Kadak — Azadi Brewing Company
Imperial Milk Stout – “Kadak is probably one of our favorite beers and one of the most popular,” says Modi. The “cutting chai” stout really packs a punch by featuring a 100-year-old chai recipe.
“Cutting” refers to the size of the cup that chai is sold in. As Modi explains, in India vendors on the street will cut the quantity of chai into small pieces so you can have a few throughout the day.
“It’s like taking shots of chai,” says Modi. “We tried to recreate that feeling in a dark, warm, full-bodied stout.”
On the nose, you’ll get plenty of that classic chai spice. But overall, despite its 8% ABV, Kadak is very drinkable.
Gir — Azadi Brewing Company
American IPA – Another one of Azadi’s very popular beers, Gir showcases the kesar mango. The vibrant orange mango is very popular amongst Western Indian families.
“Every time people have that beer it reminds them of their mother’s cooking or being back in India in the summer,” says Modi. “There’s some nostalgia associated with it.”
Hip-Hops and R&Brew — Funkytown Brewery
American Pale Ale – Funkytown’s flagship American pale ale, Hip-Hops & R&Brew, is a crushable, approachable beer.
“We call it our baby,” says Day.
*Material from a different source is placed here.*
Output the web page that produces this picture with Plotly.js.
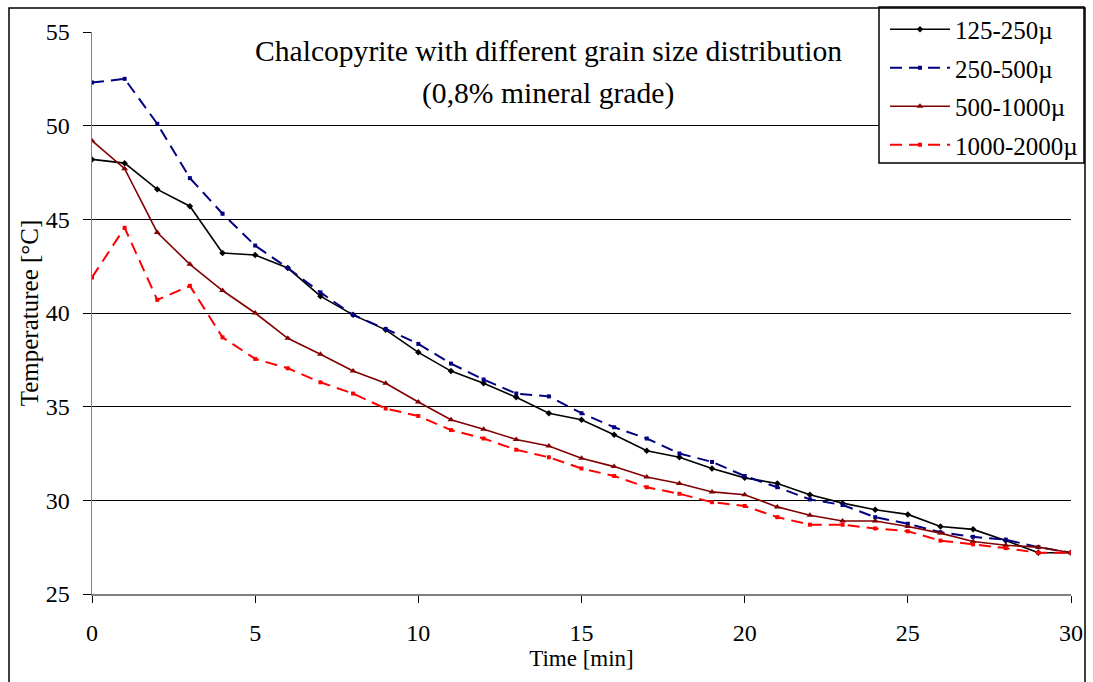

Thanks to the Citra and Mosaic hops you get plenty of citrus notes. However, there’s nothing overpowering.
“The taste isn’t bitter and it doesn’t sit on your tongue too long,” says Day. “We made sure it goes down smooth.”
At 5.5% ABV, this is a beer that’s balanced, smooth, and tasty.
Black Is Beautiful — Funkytown Brewing
Stout – According to the co-founders, the newest beer in Funkytown’s lineup should be released this week. Featuring Madagascar vanilla and blueberry, Funkytown’s interpretation of Marcus Baskerville’s nationwide collaboration to bring light to racial injustice is very special to the brewery.
“During the protest last year, when we saw the community participate in that campaign, we knew we’d do it once we went pro,” says Bloomfield. Funkytown will donate proceeds from its Black Is Beautiful beer to The Gray Matter Experience, a platform for African American teens to create their own businesses.